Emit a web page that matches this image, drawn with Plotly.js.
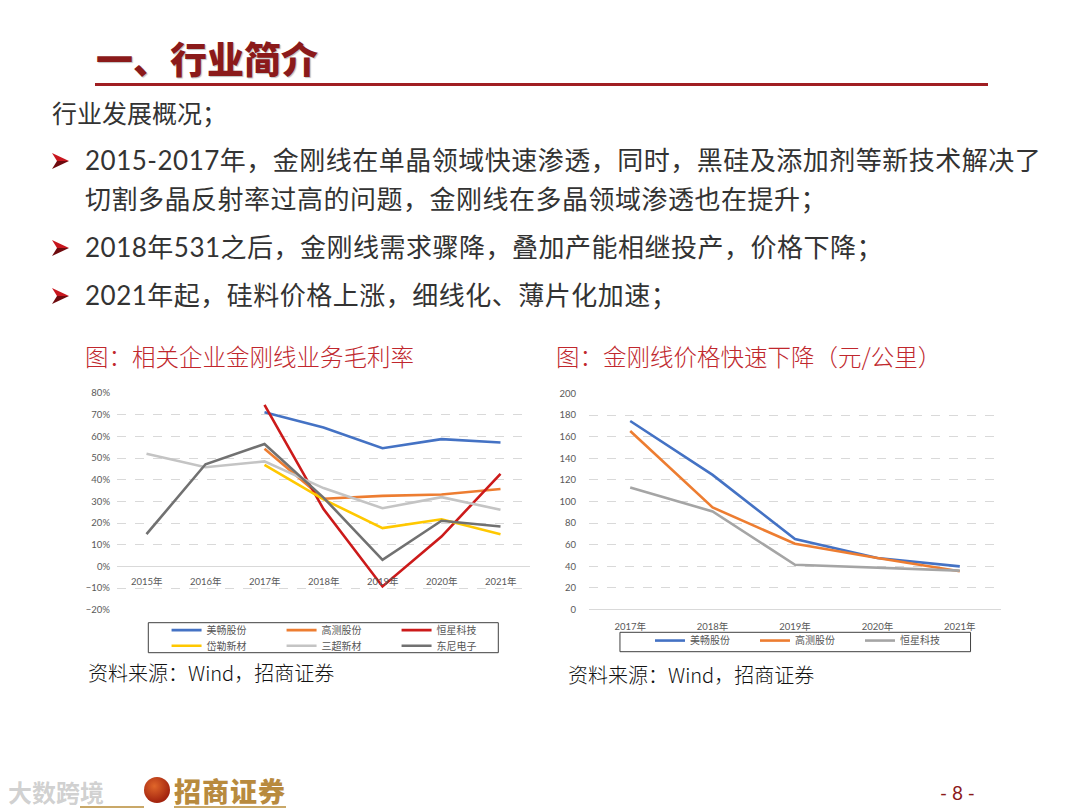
<!DOCTYPE html>
<html>
<head>
<meta charset="utf-8">
<script src="https://cdn.plot.ly/plotly-3.0.1.min.js"></script>
<style>
  html, body { margin: 0; padding: 0; background: #fff; }
  #page { position: relative; width: 1080px; height: 810px; overflow: hidden; background: #fff;
          font-family: Lato, "Noto Sans CJK SC", sans-serif; }
  .abs { position: absolute; white-space: nowrap; }
  #title { left: 96px; top: 36px; font-size: 37px; line-height: 44px; font-weight: 900; color: #8B1A1A;
           font-family: "Noto Sans CJK SC", sans-serif; text-shadow: 1px 1px 1px rgba(0,0,0,0.25); }
  #rule { left: 95px; top: 83px; width: 893px; height: 3px; background: #A01E22; }
  #sub { left: 52px; top: 97px; font-size: 25px; line-height: 32px; color: #333; }
  .bul { left: 85px; font-size: 26px; line-height: 34px; color: #333; letter-spacing: 0.5px; }
  .arr { left: 52px; width: 18px; height: 18px; }
  .ctitle { font-size: 23.5px; line-height: 30px; color: #C0272D; font-family: "Noto Sans CJK SC", sans-serif; font-weight: 300; }
  .src { font-size: 20px; line-height: 26px; color: #111; font-family: "Noto Sans CJK SC", sans-serif; font-weight: 300; }
  #chartL { position: absolute; left: 80px; top: 380px; width: 460px; height: 280px; }
  #chartR { position: absolute; left: 540px; top: 380px; width: 470px; height: 280px; }
  #pg { left: 940px; top: 781px; font-size: 19px; line-height: 24px; color: #8B1A1A; }
  #logo { left: 174px; top: 776px; font-size: 27px; line-height: 30px; font-weight: 900; color: #B88A3E; letter-spacing: 1px;
          font-family: "Noto Sans CJK SC", sans-serif; }
  #logoline { left: 174px; top: 806px; width: 112px; height: 2px; background: #C9A868; }
  #logoline2 { left: 80px; top: 806px; width: 64px; height: 2px; background: #C9A868; }
  #circ { left: 144px; top: 777px; width: 26px; height: 26px; border-radius: 50%;
          background: radial-gradient(circle at 40% 35%, #E0662A, #A3240F 70%); }
  #wm { left: 8px; top: 778px; font-size: 24px; line-height: 28px; color: rgba(150,150,150,0.45); font-weight: 700;
        font-family: "Noto Sans CJK SC", sans-serif; }
</style>
</head>
<body>
<div id="page">
  <div class="abs" id="title">一、行业简介</div>
  <div class="abs" id="rule"></div>
  <div class="abs" id="sub">行业发展概况；</div>

  <svg class="abs arr" style="top:152px;" viewBox="0 0 18 18"><polygon points="0,1 17,9 5,9" fill="#C8161E"/><polygon points="0,17 17,9 5,9" fill="#6E0A0E"/></svg>
  <div class="abs bul" style="top:143px;">2015-2017年，金刚线在单晶领域快速渗透，同时，黑硅及添加剂等新技术解决了</div>
  <div class="abs bul" style="top:182px;">切割多晶反射率过高的问题，金刚线在多晶领域渗透也在提升；</div>
  <svg class="abs arr" style="top:239px;" viewBox="0 0 18 18"><polygon points="0,1 17,9 5,9" fill="#C8161E"/><polygon points="0,17 17,9 5,9" fill="#6E0A0E"/></svg>
  <div class="abs bul" style="top:230px;">2018年531之后，金刚线需求骤降，叠加产能相继投产，价格下降；</div>
  <svg class="abs arr" style="top:287px;" viewBox="0 0 18 18"><polygon points="0,1 17,9 5,9" fill="#C8161E"/><polygon points="0,17 17,9 5,9" fill="#6E0A0E"/></svg>
  <div class="abs bul" style="top:278px;">2021年起，硅料价格上涨，细线化、薄片化加速；</div>

  <div class="abs ctitle" style="left:85px; top:341px;">图：相关企业金刚线业务毛利率</div>
  <div class="abs ctitle" style="left:556px; top:341px;">图：金刚线价格快速下降（元/公里）</div>

  <div id="chartL"></div>
  <div id="chartR"></div>

  <div class="abs src" style="left:88px; top:660px;">资料来源：Wind，招商证券</div>
  <div class="abs src" style="left:568px; top:662px;">资料来源：Wind，招商证券</div>

  <div class="abs" id="wm">大数跨境</div>
  <div class="abs" id="circ"></div>
  <div class="abs" id="logo">招商证券</div>
  <div class="abs" id="logoline"></div>
  <div class="abs" id="logoline2"></div>
  <div class="abs" id="pg">- 8 -</div>
</div>

<script>
// ---------- Left chart data: gross margin of diamond-wire business ----------
const marginYears = ['2015年', '2016年', '2017年', '2018年', '2019年', '2020年', '2021年'];
const meichangMargin = [null, null, 0.712, 0.642, 0.546, 0.588, 0.572];
const gaoceMargin    = [null, null, 0.543, 0.313, 0.326, 0.332, 0.358];
const hengxingMargin = [null, null, 0.746, 0.265, -0.092, 0.138, 0.428];
const daileMargin    = [null, null, 0.469, 0.310, 0.177, 0.218, 0.149];
const sanchaoMargin  = [0.520, 0.458, 0.485, 0.362, 0.269, 0.320, 0.262];
const dongniMargin   = [0.149, 0.472, 0.565, 0.318, 0.031, 0.211, 0.185];
const marginTicks    = [-0.2, -0.1, 0, 0.1, 0.2, 0.3, 0.4, 0.5, 0.6, 0.7, 0.8];

// ---------- Right chart data: diamond-wire price (元/公里) ----------
const priceYears = ['2017年', '2018年', '2019年', '2020年', '2021年'];
const meichangPrice = [174.5, 124.6, 65.2, 47.7, 40.0];
const gaocePrice    = [165.2, 94.5, 60.9, 47.7, 35.4];
const hengxingPrice = [112.9, 90.8, 41.5, 38.5, 36.0];
const priceTicks    = [0, 20, 40, 60, 80, 100, 120, 140, 160, 180, 200];

const C = {
  blue: '#4472C4', orange: '#ED7D31', red: '#CC1A1A',
  yellow: '#FFC800', lgray: '#C4C4C4', dgray: '#717171'
};
const tickFont = { family: 'Lato, "Noto Sans CJK SC", sans-serif', size: 9.5, color: '#595959' };
const legFont = { family: '"Noto Sans CJK SC", sans-serif', size: 10, color: '#555555' };

function line(name, x, y, color, leg) {
  return { type: 'scatter', mode: 'lines', name: name, x: x, y: y, legend: leg || 'legend',
           line: { color: color, width: 2.6 }, connectgaps: false, hoverinfo: 'skip' };
}

// Left chart
const tracesL = [
  line('美畅股份', marginYears, meichangMargin, C.blue),
  line('高测股份', marginYears, gaoceMargin, C.orange),
  line('恒星科技', marginYears, hengxingMargin, C.red),
  line('岱勒新材', marginYears, daileMargin, C.yellow, 'legend2'),
  line('三超新材', marginYears, sanchaoMargin, C.lgray, 'legend2'),
  line('东尼电子', marginYears, dongniMargin, C.dgray, 'legend2')
];
const legBase = { orientation: 'h', xanchor: 'left', yanchor: 'top',
                  entrywidthmode: 'pixels', itemwidth: 30, font: legFont,
                  bgcolor: 'rgba(0,0,0,0)', borderwidth: 0, tracegroupgap: 0 };
const layoutL = {
  width: 460, height: 280,
  margin: { l: 37, r: 10, t: 13, b: 50, autoexpand: false },
  paper_bgcolor: 'rgba(0,0,0,0)', plot_bgcolor: 'rgba(0,0,0,0)',
  showlegend: true,
  xaxis: { type: 'category', categoryarray: marginYears, range: [-0.5, 6.5],
           showticklabels: false, showgrid: false, zeroline: false, showline: false, ticks: '' },
  yaxis: { range: [-0.2008, 0.8008], tickvals: marginTicks, tickformat: '.0%',
           tickfont: tickFont, ticks: '', ticklabelstandoff: 6,
           showgrid: true, gridcolor: '#D9D9D9', griddash: 'dash', gridwidth: 1,
           zeroline: true, zerolinecolor: '#D9D9D9', zerolinewidth: 1, showline: false },
  legend: Object.assign({}, legBase, { x: 0.12, y: -0.026, entrywidth: 70 }),
  legend2: Object.assign({}, legBase, { x: 0.12, y: -0.098, entrywidth: 70 }),
  shapes: [{ type: 'rect', xref: 'paper', yref: 'paper',
             x0: (148.3 - 117) / 413, x1: (498.3 - 117) / 413,
             y0: -(652.7 - 610) / 217, y1: -(622.7 - 610) / 217,
             line: { color: '#404040', width: 1 }, fillcolor: 'rgba(0,0,0,0)', layer: 'below' }],
  annotations: marginYears.map(function (t) {
    return { x: t, y: -0.069, xref: 'x', yref: 'y', text: t, showarrow: false,
             xanchor: 'center', yanchor: 'middle', font: tickFont };
  })
};

// Right chart
const tracesR = [
  line('美畅股份', priceYears, meichangPrice, C.blue),
  line('高测股份', priceYears, gaocePrice, C.orange),
  line('恒星科技', priceYears, hengxingPrice, '#A5A5A5')
];
const layoutR = {
  width: 470, height: 280,
  margin: { l: 49, r: 9, t: 13, b: 50, autoexpand: false },
  paper_bgcolor: 'rgba(0,0,0,0)', plot_bgcolor: 'rgba(0,0,0,0)',
  showlegend: true,
  xaxis: { type: 'category', categoryarray: priceYears, range: [-0.5, 4.5],
           tickfont: tickFont, ticks: '', ticklabelstandoff: 9,
           showgrid: false, zeroline: false, showline: false },
  yaxis: { range: [-0.4, 200.4], tickvals: priceTicks, tickfont: tickFont, ticks: '',
           ticklabelstandoff: 12,
           showgrid: true, gridcolor: '#D9D9D9', griddash: 'dash', gridwidth: 1,
           zeroline: true, zerolinecolor: '#D9D9D9', zerolinewidth: 1, showline: false },
  legend: Object.assign({}, legBase, { x: 0.148, y: -0.074, entrywidth: 60 }),
  shapes: [{ type: 'rect', xref: 'paper', yref: 'paper',
             x0: (620 - 589) / 412.5, x1: (971 - 589) / 412.5,
             y0: -(651.7 - 610) / 217, y1: -(632.3 - 610) / 217,
             line: { color: '#404040', width: 1 }, fillcolor: 'rgba(0,0,0,0)', layer: 'below' }]
};

const cfg = { staticPlot: true, displayModeBar: false };
Plotly.newPlot('chartL', tracesL, layoutL, cfg);
Plotly.newPlot('chartR', tracesR, layoutR, cfg);
</script>
</body>
</html>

# Exercise description
Every line above that contains the word "page" should be reported.

# Task result
Emit a web page that matches this image, drawn with Plotly.js.
  #page { position: relative; width: 1080px; height: 810px; overflow: hidden; background: #fff;
<div id="page">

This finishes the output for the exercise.